With the cooperation of state health departments, LD cases for 1980, 1982, and 1983 were reported to CDC. In 1980 and 1982, 226 and 487 cases, respectively, were reported (10,11). A review of the still incomplete 1983 surveillance data indicates that over 500 cases occurred last year. Whether the increase in number of reported cases is due to increased recognition and interest in the disease or to a real increase in the incidence is unclear.

LD has been reported primarily from states in the three recognized endemic areas: the coastal areas of the Northeast (Connecticut, Delaware, Maryland, Massachusetts, New Jersey, New York, Pennsylvania, Rhode Island); in the Midwest (Minnesota, Wisconsin); and in the West (California, Nevada, Oregon, Utah). These states are within the known range of recognized tick vectors. Additional isolated cases, clinically compatible with LD, have been reported from states outside the range of I. dammini or I. pacificus: Arkansas, Florida, Georgia, Indiana, Kentucky, Montana, North Carolina, Tennessee, Texas, and Virginia. For the moment, it may be prudent not to consider these states as endemic until additional cases are identified in these areas. The confirmation of cases in these areas, however, will suggest either previously unrecognized vectors or spread of Ixodes ticks to new areas. The recent isolation of the spirochete from Ambylomma americanum collected in New Jersey, indicates that ticks other than Ixodes may be vectors for LD (12).

To better define the geographic distribution and the incidence of LD, state and territorial epidemiologists and CDC are collecting information on suspected cases of LD occurring in the United States each year. Health-care providers are encouraged to report suspected cases to appropriate local and state health departments.
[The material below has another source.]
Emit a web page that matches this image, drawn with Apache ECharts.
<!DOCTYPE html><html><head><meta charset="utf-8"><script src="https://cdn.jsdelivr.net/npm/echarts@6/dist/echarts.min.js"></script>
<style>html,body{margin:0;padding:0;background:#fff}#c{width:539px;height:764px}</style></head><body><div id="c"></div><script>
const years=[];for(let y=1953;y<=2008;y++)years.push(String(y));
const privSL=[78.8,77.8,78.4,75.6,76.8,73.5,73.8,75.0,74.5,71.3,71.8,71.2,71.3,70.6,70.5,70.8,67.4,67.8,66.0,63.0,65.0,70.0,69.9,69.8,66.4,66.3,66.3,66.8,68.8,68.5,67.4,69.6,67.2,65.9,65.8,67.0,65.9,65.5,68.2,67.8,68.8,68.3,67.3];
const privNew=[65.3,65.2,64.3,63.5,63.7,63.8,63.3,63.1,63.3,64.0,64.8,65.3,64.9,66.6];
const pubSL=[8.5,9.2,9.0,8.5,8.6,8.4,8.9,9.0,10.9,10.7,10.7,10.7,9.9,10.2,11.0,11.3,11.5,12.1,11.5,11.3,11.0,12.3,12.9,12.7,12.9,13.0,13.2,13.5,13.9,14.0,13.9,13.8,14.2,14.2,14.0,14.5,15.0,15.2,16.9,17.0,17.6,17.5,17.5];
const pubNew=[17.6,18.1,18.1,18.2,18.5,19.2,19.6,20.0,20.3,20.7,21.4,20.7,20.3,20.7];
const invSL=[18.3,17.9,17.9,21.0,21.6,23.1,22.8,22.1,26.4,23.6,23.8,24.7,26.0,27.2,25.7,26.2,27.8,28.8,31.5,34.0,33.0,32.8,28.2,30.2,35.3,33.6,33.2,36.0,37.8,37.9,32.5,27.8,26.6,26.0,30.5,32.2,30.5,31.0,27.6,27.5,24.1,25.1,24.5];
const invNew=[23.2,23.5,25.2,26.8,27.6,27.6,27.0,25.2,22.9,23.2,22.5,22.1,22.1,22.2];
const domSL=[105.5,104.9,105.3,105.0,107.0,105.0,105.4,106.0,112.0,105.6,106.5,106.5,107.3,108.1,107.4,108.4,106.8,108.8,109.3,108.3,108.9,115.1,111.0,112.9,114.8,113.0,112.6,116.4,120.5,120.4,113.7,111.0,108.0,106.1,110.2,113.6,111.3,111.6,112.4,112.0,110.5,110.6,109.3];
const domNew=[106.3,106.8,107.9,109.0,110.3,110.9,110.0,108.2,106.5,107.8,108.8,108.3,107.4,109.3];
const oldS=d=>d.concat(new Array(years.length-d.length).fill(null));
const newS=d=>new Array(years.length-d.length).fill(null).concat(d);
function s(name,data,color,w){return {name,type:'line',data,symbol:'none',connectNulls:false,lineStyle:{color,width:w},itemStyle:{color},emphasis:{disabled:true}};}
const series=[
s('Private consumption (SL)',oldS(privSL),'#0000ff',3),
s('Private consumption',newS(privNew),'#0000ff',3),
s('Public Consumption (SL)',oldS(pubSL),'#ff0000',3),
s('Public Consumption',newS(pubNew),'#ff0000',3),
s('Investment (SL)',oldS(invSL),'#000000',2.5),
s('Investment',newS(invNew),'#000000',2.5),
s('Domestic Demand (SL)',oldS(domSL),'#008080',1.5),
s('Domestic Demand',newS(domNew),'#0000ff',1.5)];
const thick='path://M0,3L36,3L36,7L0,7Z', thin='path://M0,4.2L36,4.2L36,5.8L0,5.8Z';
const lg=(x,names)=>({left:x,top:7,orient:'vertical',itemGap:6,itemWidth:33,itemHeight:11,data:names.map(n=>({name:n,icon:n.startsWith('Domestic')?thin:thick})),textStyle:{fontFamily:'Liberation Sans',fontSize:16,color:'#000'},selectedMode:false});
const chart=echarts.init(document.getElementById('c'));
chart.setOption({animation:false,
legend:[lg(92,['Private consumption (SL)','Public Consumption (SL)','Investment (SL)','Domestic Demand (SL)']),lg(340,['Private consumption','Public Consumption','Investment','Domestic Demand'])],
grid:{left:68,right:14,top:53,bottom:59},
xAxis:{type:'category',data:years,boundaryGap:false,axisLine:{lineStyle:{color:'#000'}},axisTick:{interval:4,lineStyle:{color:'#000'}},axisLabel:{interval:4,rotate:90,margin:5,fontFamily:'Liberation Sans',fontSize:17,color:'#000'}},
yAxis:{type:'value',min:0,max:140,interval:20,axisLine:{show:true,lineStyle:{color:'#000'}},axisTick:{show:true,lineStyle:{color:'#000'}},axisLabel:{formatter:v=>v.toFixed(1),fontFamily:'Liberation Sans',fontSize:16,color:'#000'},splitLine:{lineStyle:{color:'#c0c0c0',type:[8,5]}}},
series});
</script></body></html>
Serologic testing of sera from suspected cases of LD is available at some state health departments or CDC. All sera should be submitted to the appropriate state health department with patients' clinical histories.

References

  1. Steere AC, Malawista SE, Syndman DR, et al. Lyme arthritis: an epidemic of oligoarticular arthritis in children and adults in three Connecticut communities. Arthritis Rheum 1977;20:7-17.

  2. Steere AC, Bartenhagen NH, Craft JE, et al. The early clinical manifestations of Lyme disease. Ann Intern Med 1983;99:76-82.

  3. Steere AC, Grodzicki RL, Kornblatt AN, et al. The spirochetal etiology of Lyme disease. N Engl J Med 1983;308:733-40.

  4. Burgdorfer W, Barbour AG, Hayes SF, Benach JL, Grunwaldt E, Davis JP. Lyme disease--a tick-borne spirochetosis? Science 1982;216:1317-9.

  5. Benach JL, Bosler EM, Hanrahan JP, et al. Spirochetes isolated from the blood of two patients with Lyme disease. N Engl J Med 1983;308:740-2.

  6. Schmid GP, Steigerwalt AG, Johnson S, et al. DNA characterization of the spirochete that causes Lyme disease. J Clin Microbiol (in press).

  7. Hyde FW, Johnson RC. Genetic relationships of Lyme disease spirochetes to Borrelia, Treponema and Leptospira. J Clin Microbiol (in press).

  8. Russell H, Sampson JS, Schmid GP, Wilkinson HW, Plikaytis B. Enzyme-linked immunosorbent assay and indirect immunofluorescence assay for Lyme disease. J Infect Dis 1984;149:465-70.

  9. Steere AC, Hutchinson GJ, Rahn DW, et al. Treatment of the early manifestations of Lyme disease. Ann Intern Med 1983;99:22-6.

  10. CDC. Lyme disease--United States, 1980. MMWR 1981;30:489-92, 497.

  11. Schmid GP, Hightower A, Steere AC, et al. Lyme disease surveillance in the United States, 1982 (Abstract). Interscience Conference on Antimicrobial Agents and Chemotherapy. October 1983.

  12. Schulze TA, Bowen SG, Bosler EM, et al. Ambylomma americanum; a potential vector of Lyme disease in New Jersey. Science 1984;224:601-3.